Welke rol speelt een stamtafel in een ontwerpstudio?
Het is bijna een ritueel: als je iets op tafel zet, dan staat het ter discussie en gaat het iedereen aan. In ons geval is het een genereus, archaïsch en dus generiek oppervlak dat elk doeleinde dient - we gebruiken het oppervlak zelfs om stoelen er bovenop te testen, zodat het eenvoudiger is om te zien wat er met de kinematica gebeurt. We lunchen ook aan deze tafel, wat voor iedereen de dagelijkse vergadering is en die ze maar wat graag bijwonen.
U noemt uw ontwerpen vaak “werkgereedschap” of “apparatuur.” Hoe onderscheidt u deze van meubels?
We denken dat het woord “gereedschap” of “apparatuur” beter geschikt is om de relatie uit te drukken tussen een gebruiker en zijn of haar professionele omgeving. Het draagt een gevoel uit van eigenaarschap en beheersing en we denken dat het van essentieel belang is voor goed design. We zijn er sterk van overtuigd dat iets wat praktisch is maar lelijk niet populair zal zijn, noch iets dat mooi is maar niet functioneert. De uitdaging is om beide kwaliteiten te verenigen en in balans te brengen. We geloven ook dat we in de markt zitten van ervaringsontwerp, wat zich richt op het plezier van iets gebruiken.
“Het is bijna een ritueel: als je iets op de [stam]tafel zet, dan staat het ter discussie en gaat het iedereen aan. In ons geval is het een genereus, archaïsch en dus generiek oppervlak dat elk doeleinde dient - we gebruiken het oppervlak zelfs om stoelen er bovenop te testen, zodat het eenvoudiger is om te zien wat er met de kinematica gebeurt.”
Zijn jullie in je werk mobieler dan ooit tevoren?
Misschien is ons beroep als ontwerper niet veel veranderd, omdat we met fysieke voorwerpen omgaan. Digitale middelen helpen ons om meer controle te krijgen over het hele ontwikkelingsproces en onze communicatiemiddelen zijn uitgebreid en geïntensiveerd. Je zou zelfs kunnen beargumenteren dat we in staat zijn geweest om onze fysieke bewegingen te verminderen door virtuele samenwerkingsmiddelen te intensiveren.
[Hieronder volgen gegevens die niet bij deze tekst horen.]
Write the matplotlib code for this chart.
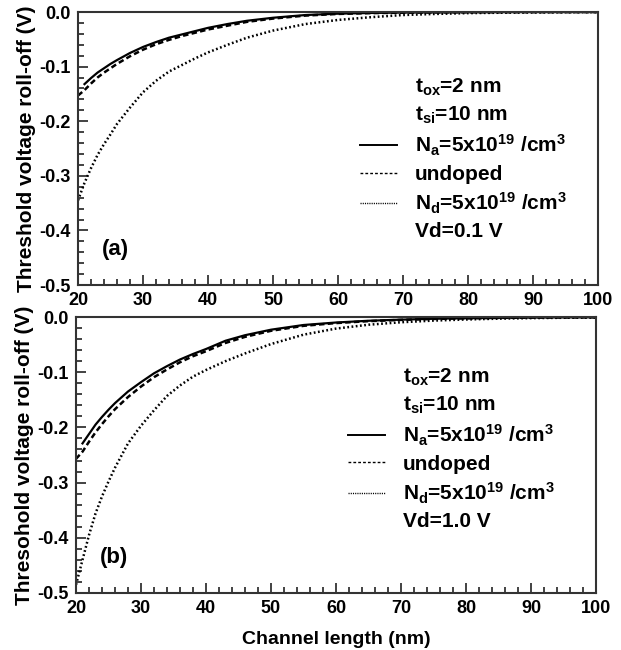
import matplotlib
matplotlib.use("Agg")
import matplotlib.pyplot as plt
from matplotlib.lines import Line2D
from matplotlib.ticker import MultipleLocator

plt.rcParams['font.family'] = ['Liberation Sans', 'DejaVu Sans']
plt.rcParams['font.weight'] = 'bold'
plt.rcParams['mathtext.default'] = 'regular'

# channel length (nm)
x_full = [20, 21, 22, 23, 24, 25, 26, 28, 30, 32, 34, 36, 38, 40, 43, 46,
          50, 55, 60, 65, 70, 75, 80, 85, 90, 95, 100]
x_na = x_full[1:]

# (a) Vd = 0.1 V
a_na = [-0.132, -0.121, -0.111, -0.103, -0.095, -0.088, -0.075, -0.064, -0.055,
        -0.047, -0.041, -0.035, -0.029, -0.022, -0.016, -0.0105, -0.0055, -0.003,
        -0.0017, -0.001, -0.0006, -0.0004, -0.0002, -0.0001, -0.0001, 0.0]
a_undoped = [-0.153, -0.143, -0.131, -0.120, -0.111, -0.103, -0.095, -0.081, -0.069,
             -0.059, -0.051, -0.044, -0.038, -0.032, -0.025, -0.018, -0.012, -0.0065,
             -0.0035, -0.002, -0.0012, -0.0007, -0.0004, -0.0003, -0.0002, -0.0001, -0.0001]
a_nd = [-0.345, -0.313, -0.286, -0.262, -0.242, -0.224, -0.205, -0.175, -0.147,
        -0.126, -0.109, -0.097, -0.085, -0.074, -0.060, -0.047, -0.034, -0.022,
        -0.0145, -0.0095, -0.0055, -0.0035, -0.002, -0.0013, -0.0008, -0.0005, -0.0003]

# (b) Vd = 1.0 V
b_na = [-0.229, -0.212, -0.195, -0.181, -0.168, -0.156, -0.135, -0.118, -0.102,
        -0.089, -0.077, -0.067, -0.058, -0.043, -0.033, -0.023, -0.0145, -0.010,
        -0.0068, -0.0048, -0.0032, -0.0022, -0.0015, -0.001, -0.0007, -0.0005]
b_undoped = [-0.257, -0.244, -0.226, -0.209, -0.194, -0.180, -0.167, -0.145, -0.126,
             -0.109, -0.095, -0.082, -0.071, -0.062, -0.047, -0.036, -0.025, -0.016,
             -0.011, -0.0075, -0.0052, -0.0035, -0.0024, -0.0016, -0.0011, -0.0008, -0.0005]
b_nd = [-0.485, -0.440, -0.395, -0.356, -0.325, -0.298, -0.273, -0.229, -0.197,
        -0.169, -0.143, -0.124, -0.108, -0.096, -0.080, -0.066, -0.049, -0.032,
        -0.021, -0.014, -0.0095, -0.0065, -0.0045, -0.003, -0.002, -0.0014, -0.001]

xticks = [20, 30, 40, 50, 60, 70, 80, 90, 100]
yticks = [0.0, -0.1, -0.2, -0.3, -0.4, -0.5]

solid = '-'
dashed = (0, (2.2, 1.3))
dotted = (0, (0.7, 1.0))

fig = plt.figure(figsize=(6.21, 6.5), dpi=100)
ax1 = fig.add_axes([0.1256, 0.5615, 0.8374, 0.42])
ax2 = fig.add_axes([0.1224, 0.0877, 0.8373, 0.4246])

panels = [
    (ax1, a_na, a_undoped, a_nd, '(a)', 'Vd=0.1 V',
     'Threshold voltage roll-off (V)', (0.542, 0.762)),
    (ax2, b_na, b_undoped, b_nd, '(b)', 'Vd=1.0 V',
     'Thresohold voltage roll-off (V)', (0.523, 0.819)),
]

for ax, na, und, nd, tag, vd, ylab, anchor in panels:
    ax.plot(x_na, na, color='black', lw=1.6, ls=solid)
    ax.plot(x_full, und, color='black', lw=1.8, ls=dashed)
    ax.plot(x_full, nd, color='black', lw=1.8, ls=dotted)

    ax.set_xlim(20, 100)
    ax.set_ylim(-0.5, 0.0)
    ax.set_xticks(xticks)
    ax.set_yticks(yticks)
    ax.set_yticklabels([f'{v:.1f}' for v in yticks])
    ax.xaxis.set_minor_locator(MultipleLocator(2))
    ax.yaxis.set_minor_locator(MultipleLocator(0.02))
    ax.tick_params(which='both', direction='in', top=False, right=False,
                   labelsize=13, width=1.2, color='#222222', pad=5)
    ax.tick_params(which='major', length=7)
    ax.tick_params(which='minor', length=4)
    for sp in ax.spines.values():
        sp.set_linewidth(1.5)
        sp.set_color('#333333')
    for lab in ax.get_xticklabels() + ax.get_yticklabels():
        lab.set_fontweight('bold')

    ax.set_ylabel(ylab, fontsize=15, fontweight='bold', labelpad=3)
    ax.text(0.045, 0.13, tag, transform=ax.transAxes, fontsize=16,
            fontweight='bold', ha='left', va='center')

    blank = Line2D([], [], color='none')
    handles = [blank, blank,
               Line2D([], [], color='black', lw=1.4, ls=solid),
               Line2D([], [], color='black', lw=1.0, ls=(0, (2, 1.5))),
               Line2D([], [], color='black', lw=1.0, ls=(0, (0.8, 0.8))),
               blank]
    labels = ['t$_{ox}$=2 nm', 't$_{si}$=10 nm',
              'N$_{a}$=5x10$^{19}$ /cm$^{3}$', 'undoped',
              'N$_{d}$=5x10$^{19}$ /cm$^{3}$', vd]
    ax.legend(handles, labels, loc='upper left', bbox_to_anchor=anchor,
              frameon=False, handlelength=1.8, handletextpad=0.85,
              labelspacing=0.32, borderaxespad=0, borderpad=0,
              prop={'weight': 'bold', 'size': 15})

ax1.set_xticklabels([str(v) for v in xticks])
ax2.set_xlabel('Channel length (nm)', fontsize=14, fontweight='bold', labelpad=10)

fig.savefig('out.png', dpi=100)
Waarom gaan jullie nog steeds naar een kantoor?
Een poosje geleden zijn we gestopt met het “kantoor” te noemen en begonnen we het “studio” te noemen (we dachten eerst dat studio te sjiek zou klinken voor onze plek), omdat de holistische aanpak van de studio van een artiest de gewenste kwaliteit reflecteert: het is een magische plek waar van alles gebeurt.